In 1800, Thomas Jefferson pardoned everyone convicted under a measure that outlawed defaming the government. James Madison and James Monroe pardoned pirates. John Quincy Adams pardoned two Native Americans convicted of attacking white civilians. Millard Fillmore pardoned two men convicted of transporting enslaved people to freedom. Franklin Pierce pardoned a free Black man who helped slaves escape their captors.
President Ford created an uproar in 1974 when he granted his predecessor Richard Nixon a full and unconditional pardon before Nixon could be indicted in connection with the Watergate scandal.
“President Ford could have handled the Nixon pardon better, but ultimately it was granted for the right reason — so the country could put Watergate in the rear-view mirror,” Crouch says. “The decision came with political costs: it contributed to massive losses by congressional Republicans in 1974 and likely hurt Ford’s presidential run in 1976.”
Ford lost to Jimmy Carter in the 1976 contest for president.
Lame duck pardons
Modern presidents have taken to issuing more controversial or unpopular pardons once they no longer have to answer to voters. This lame duck period occurs between election day in November and Inauguration Day on Jan. 20 when they leave office.
“That is the flaw in the design,” Kalt says, “that the president has power because he's accountable, but he has it even when he's not.”

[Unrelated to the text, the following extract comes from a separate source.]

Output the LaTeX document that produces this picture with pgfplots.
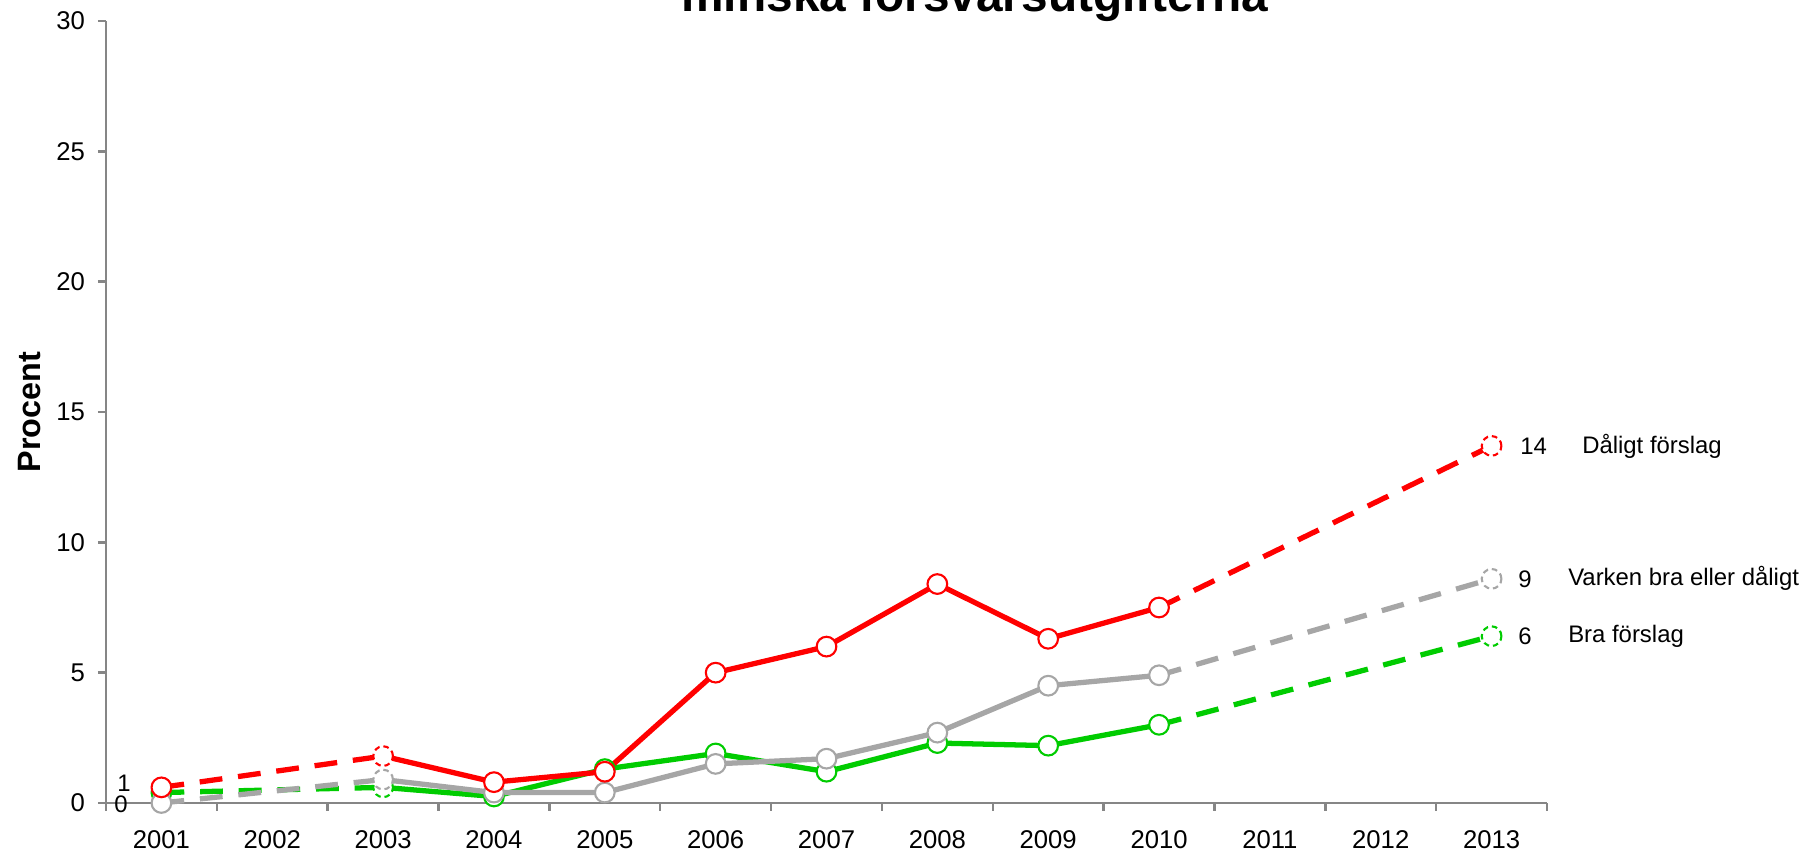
\documentclass[border=0pt]{standalone}
\usepackage{fontspec}
\setmainfont{Liberation Sans}
\usepackage{pgfplots}
\pgfplotsset{compat=1.18}
\definecolor{cred}{RGB}{255,0,0}
\definecolor{cgreen}{RGB}{0,204,0}
\definecolor{cgrey}{RGB}{166,166,166}
\definecolor{axgrey}{RGB}{134,134,134}
\tikzset{dlab/.style={inner sep=0pt, font=\fontsize{6.8}{8}\selectfont}}
\begin{document}
\begin{tikzpicture}
\begin{axis}[
  name=ax,
  scale only axis,
  width=144.1mm, height=78.2mm,
  xmin=-0.5, xmax=12.5,
  ymin=0, ymax=30,
  axis x line=bottom, axis y line=left,
  axis line style={-, draw=axgrey, line width=0.7pt},
  xtick={0,...,12},
  xticklabels={2001,2002,2003,2004,2005,2006,2007,2008,2009,2010,2011,2012,2013},
  minor xtick={-0.5,0.5,...,12.5},
  ytick={0,5,...,30},
  tick align=outside,
  major tick length=0.8mm,
  minor tick length=0.8mm,
  major x tick style={draw=none},
  tick style={draw=axgrey, line width=0.7pt},
  /pgf/number format/assume math mode=true,
  tick label style={font=\fontsize{7.3}{8.5}\selectfont},
  yticklabel style={inner sep=0pt, xshift=-1.25mm},
  xticklabel style={inner sep=0pt, yshift=-1.9mm},
  ylabel={Procent},
  ylabel style={at={(axis description cs:-0.0534,0.5)}, anchor=center, font=\fontsize{9.2}{11}\selectfont\bfseries},
  clip=false,
  every axis plot/.append style={line width=1.5pt},
  mark size=2.8pt,
]
% ---- green: Bra förslag
\addplot[cgreen, dash pattern=on 6.5pt off 4.5pt] coordinates {(0,0.4) (2,0.6)};
\addplot[cgreen, dash pattern=on 6.5pt off 4.5pt] coordinates {(9,3.0) (12,6.4)};
\addplot[cgreen] coordinates {(2,0.6) (3,0.25) (4,1.3) (5,1.9) (6,1.2) (7,2.3) (8,2.2) (9,3.0)};
\addplot[only marks, mark=*, mark options={fill=white, draw=cgreen, line width=0.6pt, solid}] coordinates {(0,0.4) (3,0.25) (4,1.3) (5,1.9) (6,1.2) (7,2.3) (8,2.2) (9,3.0)};
\addplot[only marks, mark=*, mark options={fill=white, draw=cgreen, line width=0.6pt, dash pattern=on 1.6pt off 1.1pt}] coordinates {(2,0.6) (12,6.4)};
% ---- grey: Varken bra eller dåligt
\addplot[cgrey, dash pattern=on 6.5pt off 4.5pt] coordinates {(0,0.0) (2,0.9)};
\addplot[cgrey, dash pattern=on 6.5pt off 4.5pt] coordinates {(9,4.9) (12,8.6)};
\addplot[cgrey] coordinates {(2,0.9) (3,0.4) (4,0.4) (5,1.5) (6,1.7) (7,2.7) (8,4.5) (9,4.9)};
\addplot[only marks, mark=*, mark options={fill=white, draw=cgrey, line width=0.6pt, solid}] coordinates {(0,0.0) (3,0.4) (4,0.4) (5,1.5) (6,1.7) (7,2.7) (8,4.5) (9,4.9)};
\addplot[only marks, mark=*, mark options={fill=white, draw=cgrey, line width=0.6pt, dash pattern=on 1.6pt off 1.1pt}] coordinates {(2,0.9) (12,8.6)};
% ---- red: Dåligt förslag
\addplot[cred, dash pattern=on 6.5pt off 4.5pt] coordinates {(0,0.6) (2,1.8)};
\addplot[cred, dash pattern=on 6.5pt off 4.5pt] coordinates {(9,7.5) (12,13.7)};
\addplot[cred] coordinates {(2,1.8) (3,0.8) (4,1.2) (5,5.0) (6,6.0) (7,8.4) (8,6.3) (9,7.5)};
\addplot[only marks, mark=*, mark options={fill=white, draw=cred, line width=0.6pt, solid}] coordinates {(0,0.6) (3,0.8) (4,1.2) (5,5.0) (6,6.0) (7,8.4) (8,6.3) (9,7.5)};
\addplot[only marks, mark=*, mark options={fill=white, draw=cred, line width=0.6pt, dash pattern=on 1.6pt off 1.1pt}] coordinates {(2,1.8) (12,13.7)};
% ---- data labels
\node[dlab, anchor=east, xshift=-3.0mm, yshift=0.45mm] at (axis cs:0,0.6) {1};
\node[dlab, anchor=east, xshift=-3.3mm, yshift=-0.1mm] at (axis cs:0,0) {0};
\node[dlab, anchor=west, xshift=2.8mm] at (axis cs:12,13.7) {14};
\node[dlab, anchor=west, xshift=9.0mm] at (axis cs:12,13.7) {Dåligt förslag};
\node[dlab, anchor=west, xshift=2.6mm] at (axis cs:12,8.6) {9};
\node[dlab, anchor=west, xshift=7.6mm] at (axis cs:12,8.6) {Varken bra eller dåligt};
\node[dlab, anchor=west, xshift=2.6mm] at (axis cs:12,6.4) {6};
\node[dlab, anchor=west, xshift=7.6mm] at (axis cs:12,6.4) {Bra förslag};
\end{axis}
\node[anchor=base, inner sep=0pt, font=\fontsize{13.6}{16}\selectfont\bfseries] at ([shift={(86.9mm,1.0mm)}]ax.north west) {minska försvarsutgifterna};
\pgfresetboundingbox
\path[use as bounding box] ([shift={(-10.6mm,-4.6mm)}]ax.south west) rectangle ([shift={(26.3mm,2.1mm)}]ax.north east);
\end{tikzpicture}
\end{document}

One day before he left office, Trump’s predecessor, Barack Obama, commuted the sentences of 330 non-violent drug offenders.
Bill Clinton pardoned his half-brother who was convicted of a drug charge. He also pardoned billionaire Marc Rich for tax evasion. Critics complained the pardon came after Rich’s ex-wife donated generously to the Democratic National Committee, the Clinton Library and Hillary Clinton’s New York senate campaign.
On Christmas Eve in 1992, President George H.W. Bush pardoned former Secretary of Defense Caspar Weinberger and five others for their illegal actions during the Iran-Contra scandal during the Reagan administration.
Trump has pardoned a number of associates since the November election, including former campaign manager Paul Manafort (convicted of bank and tax fraud), Roger Stone (convicted of seven felonies including witness tampering, obstruction and making false statements) and former National Security Advisor Michael Flynn (pleaded guilty to making false statements to the FBI).
“The media and the public are focusing right now — and rightfully so — on Trump’s pardons to Paul Manafort, Roger Stone and others in Trump’s orbit,” Crouch says. “But there are thousands of applications in limbo with the [Office of the] Pardon Attorney right now, from petitioners without the financial means or powerful friends enjoyed by many of Trump’s latest clemency recipients. If his presidency ends without showing mercy to more of them, it would be a real missed opportunity.”